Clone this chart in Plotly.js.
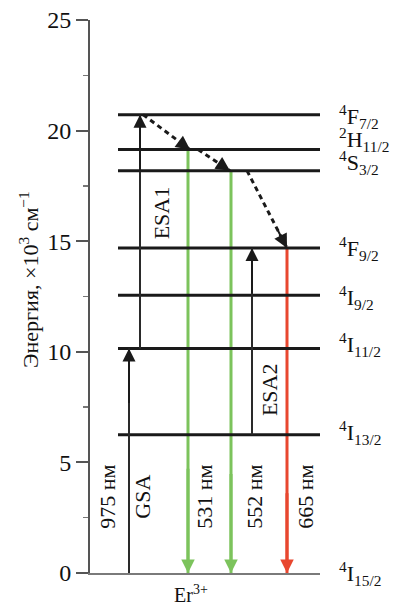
<!DOCTYPE html>
<html><head><meta charset="utf-8">
<script src="https://cdn.plot.ly/plotly-3.0.1.min.js"></script>
<style>html,body{margin:0;padding:0;background:#fff}#chart{width:393px;height:605px}</style>
</head><body><div id="chart"></div>
<script>
// Er3+ energy levels (x10^3 cm^-1)
const levelLabels = ['<sup>4</sup>I<sub>15/2</sub>', '<sup>4</sup>I<sub>13/2</sub>', '<sup>4</sup>I<sub>11/2</sub>',
  '<sup>4</sup>I<sub>9/2</sub>', '<sup>4</sup>F<sub>9/2</sub>', '<sup>4</sup>S<sub>3/2</sub>',
  '<sup>2</sup>H<sub>11/2</sub>', '<sup>4</sup>F<sub>7/2</sub>'];
const levelEnergies = [0, 6.25, 10.15, 12.56, 14.69, 18.19, 19.14, 20.72];

// Upward (absorption) transitions
const absNames = ['GSA', 'ESA1', 'ESA2'];
const absX = [3.9, 5.0, 16.2];
const absFrom = [0, 10.15, 6.25];
const absTo = [10.15, 20.72, 14.69];
const pumpLabel = '975 нм';

// Emission transitions
const emNames = ['531 нм', '552 нм', '665 нм'];
const emX = [9.8, 14.1, 19.7];
const emFrom = [19.14, 18.19, 14.69];
const emTo = [0, 0, 0];
const emColors = ['#7cc35c', '#7cc35c', '#e8472f'];

// Non-radiative relaxation (dashed)
const nrX0 = [5.3, 10.8, 15.7];
const nrX1 = [10.0, 14.0, 19.7];
const nrFrom = [20.72, 19.14, 18.19];
const nrTo = [19.14, 18.19, 14.69];

const ionLabel = 'Er<sup>3+</sup>';
const yTitle = 'Энергия, ×10<sup>3</sup> см<sup>−1</sup>';

// ---- styling / placement (not data) ----
const xMax = 23;
const levelXStart = 2.8, levelXEnd = 23;
const labelX = 24.7;
const labelShift = [0, 2, 4, -2, 0, 8, 10, -2];
const absLabelPos = [[5.3, 3.45], [7.1, 16.26], [17.9, 8.27]];
const pumpLabelPos = [1.8, 3.45];
const emLabelPos = [[11.5, 3.45], [16.5, 3.45], [21.6, 3.45]];
const serif = 'Liberation Serif, Times New Roman, serif';
const headFrac = 0.25; // portion of shaft reused to orient the arrowhead

const traces = [];
const annotations = [];
function head(x0, y0, x1, y1, color, w, size) {
  annotations.push({x: x1, y: y1, ax: x1 - (x1 - x0) * headFrac, ay: y1 - (y1 - y0) * headFrac,
    xref: 'x', yref: 'y', axref: 'x', ayref: 'y', text: '', showarrow: true,
    arrowhead: 2, arrowsize: size, arrowwidth: w, arrowcolor: color, standoff: 0, startstandoff: 0});
}
// emission arrows (drawn below level lines)
emNames.forEach((n, i) => {
  traces.push({x: [emX[i], emX[i]], y: [emFrom[i], emTo[i]], mode: 'lines', name: n,
    line: {color: emColors[i], width: 3}, hoverinfo: 'skip'});
  head(emX[i], emFrom[i], emX[i], emTo[i], emColors[i], 3, 0.9);
});
// levels
levelEnergies.forEach((e, i) => {
  if (i === 0) return; // ground level coincides with the baseline axis
  traces.push({x: [levelXStart, levelXEnd], y: [e, e], mode: 'lines', name: levelLabels[i],
    line: {color: '#1a1a1a', width: 3}, hoverinfo: 'skip'});
});
// absorption arrows
absNames.forEach((n, i) => {
  traces.push({x: [absX[i], absX[i]], y: [absFrom[i], absTo[i]], mode: 'lines', name: n,
    line: {color: '#2a2a2a', width: 2}, hoverinfo: 'skip'});
  head(absX[i], absFrom[i], absX[i], absTo[i], '#1a1a1a', 2, 1.3);
});
// relaxation
nrX0.forEach((x0, i) => {
  traces.push({x: [x0, nrX1[i]], y: [nrFrom[i], nrTo[i]], mode: 'lines',
    line: {color: '#1a1a1a', width: 3, dash: '5px,4px'}, hoverinfo: 'skip'});
  head(x0, nrFrom[i], nrX1[i], nrTo[i], '#1a1a1a', 2, 1.4);
});

levelLabels.forEach((t, i) => {
  annotations.push({x: labelX / xMax, y: levelEnergies[i], xref: 'paper', yref: 'y', text: t, showarrow: false,
    xanchor: 'left', yanchor: 'middle', yshift: labelShift[i], font: {family: serif, size: 22, color: '#111'}});
});
const rot = (x, y, t) => ({x: x, y: y, xref: 'x', yref: 'y', text: t, showarrow: false, textangle: -90,
  xanchor: 'center', yanchor: 'middle', font: {family: serif, size: 22, color: '#111'}});
annotations.push(rot(pumpLabelPos[0], pumpLabelPos[1], pumpLabel));
absNames.forEach((n, i) => annotations.push(rot(absLabelPos[i][0], absLabelPos[i][1], n)));
emNames.forEach((n, i) => annotations.push(rot(emLabelPos[i][0], emLabelPos[i][1], n)));
annotations.push({x: 10.1, y: -0.012, xref: 'x', yref: 'paper', text: ionLabel, showarrow: false,
  xanchor: 'center', yanchor: 'top', font: {family: serif, size: 20, color: '#111'}});
// y-axis title
annotations.push({x: -0.265, y: 0.53, xref: 'paper', yref: 'paper', text: yTitle, showarrow: false,
  textangle: -90, xanchor: 'center', yanchor: 'middle', font: {family: serif, size: 22, color: '#111'}});

const layout = {
  width: 393, height: 605,
  margin: {l: 90, r: 73, t: 20, b: 32},
  paper_bgcolor: '#fff', plot_bgcolor: '#fff',
  showlegend: false,
  xaxis: {range: [0, xMax], showgrid: false, zeroline: false, showticklabels: false, ticks: '',
    showline: true, linecolor: '#7a7a7a', linewidth: 2, fixedrange: true},
  yaxis: {range: [0, 25], dtick: 5, tick0: 0, showgrid: false, zeroline: false,
    showline: true, linecolor: '#555', linewidth: 2,
    ticks: 'outside', ticklen: 12, tickwidth: 2, tickcolor: '#555',
    minor: {dtick: 2.5, ticks: 'outside', ticklen: 5, tickwidth: 1.5, tickcolor: '#777'},
    tickfont: {family: serif, size: 24, color: '#111'},
    fixedrange: true},
  annotations: annotations
};
Plotly.newPlot('chart', traces, layout, {displayModeBar: false, staticPlot: true});
</script></body></html>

■ **Problem to solve**: Repeat the listing above exactly from its first line to the line containing "const yTitle = 'Энергия, ×10<sup>3</sup>", both included, and omit the pictures.

■ **Response to this task**:
Clone this chart in Plotly.js.
<!DOCTYPE html>
<html><head><meta charset="utf-8">
<script src="https://cdn.plot.ly/plotly-3.0.1.min.js"></script>
<style>html,body{margin:0;padding:0;background:#fff}#chart{width:393px;height:605px}</style>
</head><body><div id="chart"></div>
<script>
// Er3+ energy levels (x10^3 cm^-1)
const levelLabels = ['<sup>4</sup>I<sub>15/2</sub>', '<sup>4</sup>I<sub>13/2</sub>', '<sup>4</sup>I<sub>11/2</sub>',
  '<sup>4</sup>I<sub>9/2</sub>', '<sup>4</sup>F<sub>9/2</sub>', '<sup>4</sup>S<sub>3/2</sub>',
  '<sup>2</sup>H<sub>11/2</sub>', '<sup>4</sup>F<sub>7/2</sub>'];
const levelEnergies = [0, 6.25, 10.15, 12.56, 14.69, 18.19, 19.14, 20.72];

// Upward (absorption) transitions
const absNames = ['GSA', 'ESA1', 'ESA2'];
const absX = [3.9, 5.0, 16.2];
const absFrom = [0, 10.15, 6.25];
const absTo = [10.15, 20.72, 14.69];
const pumpLabel = '975 нм';

// Emission transitions
const emNames = ['531 нм', '552 нм', '665 нм'];
const emX = [9.8, 14.1, 19.7];
const emFrom = [19.14, 18.19, 14.69];
const emTo = [0, 0, 0];
const emColors = ['#7cc35c', '#7cc35c', '#e8472f'];

// Non-radiative relaxation (dashed)
const nrX0 = [5.3, 10.8, 15.7];
const nrX1 = [10.0, 14.0, 19.7];
const nrFrom = [20.72, 19.14, 18.19];
const nrTo = [19.14, 18.19, 14.69];

const ionLabel = 'Er<sup>3+</sup>';
const yTitle = 'Энергия, ×10<sup>3</sup> см<sup>−1</sup>';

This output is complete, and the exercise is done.